Fitness Influencer Says Grandpa Tried to Get Cousins to Drop Out of College After Seeing Him Make $700,000 a Month

Fitness influencer Togi recently sat down with financial commentator Caleb Hammer for an episode of Financial Audit podcast.

Togi told Hammer that his family had a strict academic mindset until his income changed his grandfather’s perspective entirely.

“My grandpa, four grandkids, everyone goes to college, very strict,” Togi said. “Get a PhD, super strict. I dropped out of college and they’re like, you have to go to college every day. You have to go to college.”

That attitude shifted dramatically once the money became massive. Togi said, “I showed my grandpa that I was making whatever 700,000 a month, and he tried to get all the other grandkids to drop out and work for me because he’s like, what are we doing getting PhDs when he makes what a doctor makes every month.”
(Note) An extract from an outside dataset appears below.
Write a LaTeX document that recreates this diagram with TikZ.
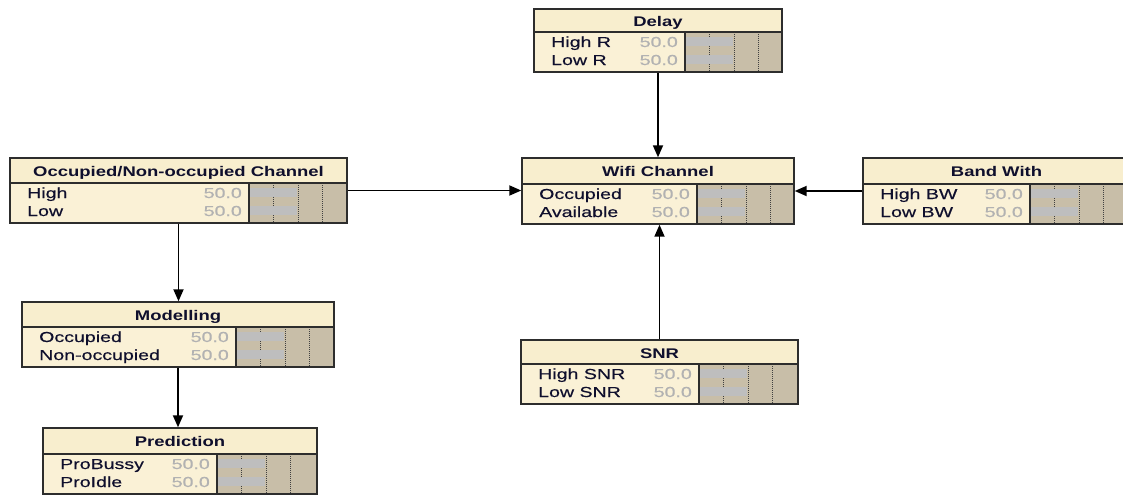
\documentclass[tikz,border=0pt]{standalone}
\usepackage{fontspec}
\setmainfont{Liberation Sans}[FakeStretch=1.35,FakeBold=0.4]
\newfontfamily\titlefont{Liberation Sans}[FakeStretch=1.32]
\usetikzlibrary{arrows.meta}
\definecolor{titlebg}{RGB}{248,238,206}
\definecolor{bodybg}{RGB}{250,241,214}
\definecolor{barbg}{RGB}{200,190,168}
\definecolor{barfill}{RGB}{190,190,190}
\definecolor{framecol}{RGB}{45,45,45}
\definecolor{numcol}{RGB}{178,178,178}
\definecolor{statecol}{RGB}{15,15,45}
\tikzset{
  bnframe/.style={draw=framecol, line width=1.4pt, inner sep=0pt, rectangle},
  gridline/.style={draw=black!75, line width=0.9pt, dash pattern=on 1pt off 1pt},
  titletext/.style={font={\titlefont\bfseries\fontsize{14}{16}\selectfont}, anchor=base, inner sep=0pt, text=statecol},
  statetext/.style={font={\fontsize{14.5}{16}\selectfont}, anchor=base west, inner sep=0pt, text=statecol},
  numtext/.style={font={\fontsize{14.5}{16}\selectfont}, anchor=base east, inner sep=0pt, text=numcol},
  arr/.style={draw=black, line width=1.8pt, -{Triangle[length=12pt,width=10pt]}}
}
\newcommand\bnbox[9]{%
 \pgfmathsetmacro\bnD{#5-40}%
 \pgfmathsetmacro\bnW{#4-#2}%
 \pgfmathsetmacro\bnH{#5-#3}%
 \fill[titlebg] (#2,#3) rectangle (#4,\bnD);
 \fill[bodybg] (#2,\bnD) rectangle (#6,#5);
 \fill[barbg] (#6,\bnD) rectangle (#4,#5);
 \foreach \k in {24.5,49,73.5} \draw[gridline] ({#6+\k},\bnD) -- ({#6+\k},#5);
 \fill[barfill] (#6,{\bnD+5}) rectangle ({#6+48},{\bnD+14});
 \fill[barfill] (#6,{\bnD+23}) rectangle ({#6+48},{\bnD+32});
 \draw[framecol, line width=1.4pt] (#2,\bnD) -- (#4,\bnD) (#6,\bnD) -- (#6,#5);
 \node[bnframe, minimum width=\bnW pt, minimum height=\bnH pt] (#1) at ({(#2+#4)/2},{(#3+#5)/2}) {};
 \node[titletext] (#1-title) at ({(#2+#4)/2},{#3+18}) {#7};
 \node[statetext] (#1-s1) at ({#2+17},{\bnD+15}) {#8};
 \node[statetext] (#1-s2) at ({#2+17},{\bnD+33}) {#9};
 \node[numtext] (#1-n1) at ({#6-7},{\bnD+15}) {50.0};
 \node[numtext] (#1-n2) at ({#6-7},{\bnD+33}) {50.0};
}
\begin{document}
\begin{tikzpicture}[x=1pt,y=-1pt]
\clip (0,0) rectangle (1123,495);
\fill[white] (0,0) rectangle (1123,495);
\bnbox{delay}{534}{9}{782}{72}{685}{Delay}{High R}{Low R}
\bnbox{occ}{10}{158}{347}{223}{249}{Occupied/Non-occupied Channel}{High}{Low}
\bnbox{wifi}{522}{158}{794}{224}{697}{Wifi Channel}{Occupied}{Available}
\bnbox{band}{863}{158}{1130}{224}{1030}{Band With}{High BW}{Low BW}
\bnbox{snr}{521}{340}{798}{404}{699}{SNR}{High SNR}{Low SNR}
\bnbox{mod}{22}{302}{334}{367}{236}{Modelling}{Occupied}{Non-occupied}
\bnbox{pred}{43}{428}{317}{494}{217}{Prediction}{ProBussy}{ProIdle}
\draw[arr] (delay.south) -- (delay.south |- wifi.north);
\draw[arr] (snr.north) -- (snr.north |- wifi.south);
\draw[arr] (occ.east) -- (occ.east -| wifi.west);
\draw[arr] (band.west) -- (band.west -| wifi.east);
\draw[arr] (occ.south) -- (occ.south |- mod.north);
\draw[arr] (mod.south) -- (mod.south |- pred.north);
\end{tikzpicture}
\end{document}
The conversation quickly moved into the details of Togi’s financial picture, which was, by most conventional measures, a mess. Despite bringing in roughly $1.9 million per quarter across five consecutive quarters through YouTube, streaming, and brand deals, Togi acknowledged having no emergency fund, no retirement savings, and no clear sense of where his money was actually going each month.

His spending habits raised immediate flags. A single credit card statement showed over $300,000 spent in one month, with Uber Eats charges appearing multiple times daily across several accounts belonging to himself, his girlfriend, his father, and various employees.

He also disclosed losing a $1.9 million Miami home in a coin flip against fellow content creator Steve Will Do It, in exchange for a $700,000 Lamborghini as a consolation. “He won a bet fair and square and he said, you know what, I feel bad, here’s a $700,000 Lamborghini,” Togi explained.

His team of roughly 30 employees, including clippers, a manager, and various assistants, costs him an estimated $250,000 per month, though Togi admitted he does not track these figures himself.

His assistant’s assistant, Edward, was revealed to be earning only $1,000 per month, potentially in violation of federal minimum wage requirements, despite Togi having recently gifted the young employee a Rolex worth around $10,000.

Hammer pushed Togi throughout the conversation to acknowledge the risk in his approach, ultimately proposing a simple plan: set aside $200,000 per month into managed investments, spend $400,000 on content and business, and reserve $80,000 for personal expenses.

Togi responded positively, saying he could get behind the structure. “I actually feel like hella smart right now,” he said.

His Hammer Financial Score came out at 3.5 out of 10.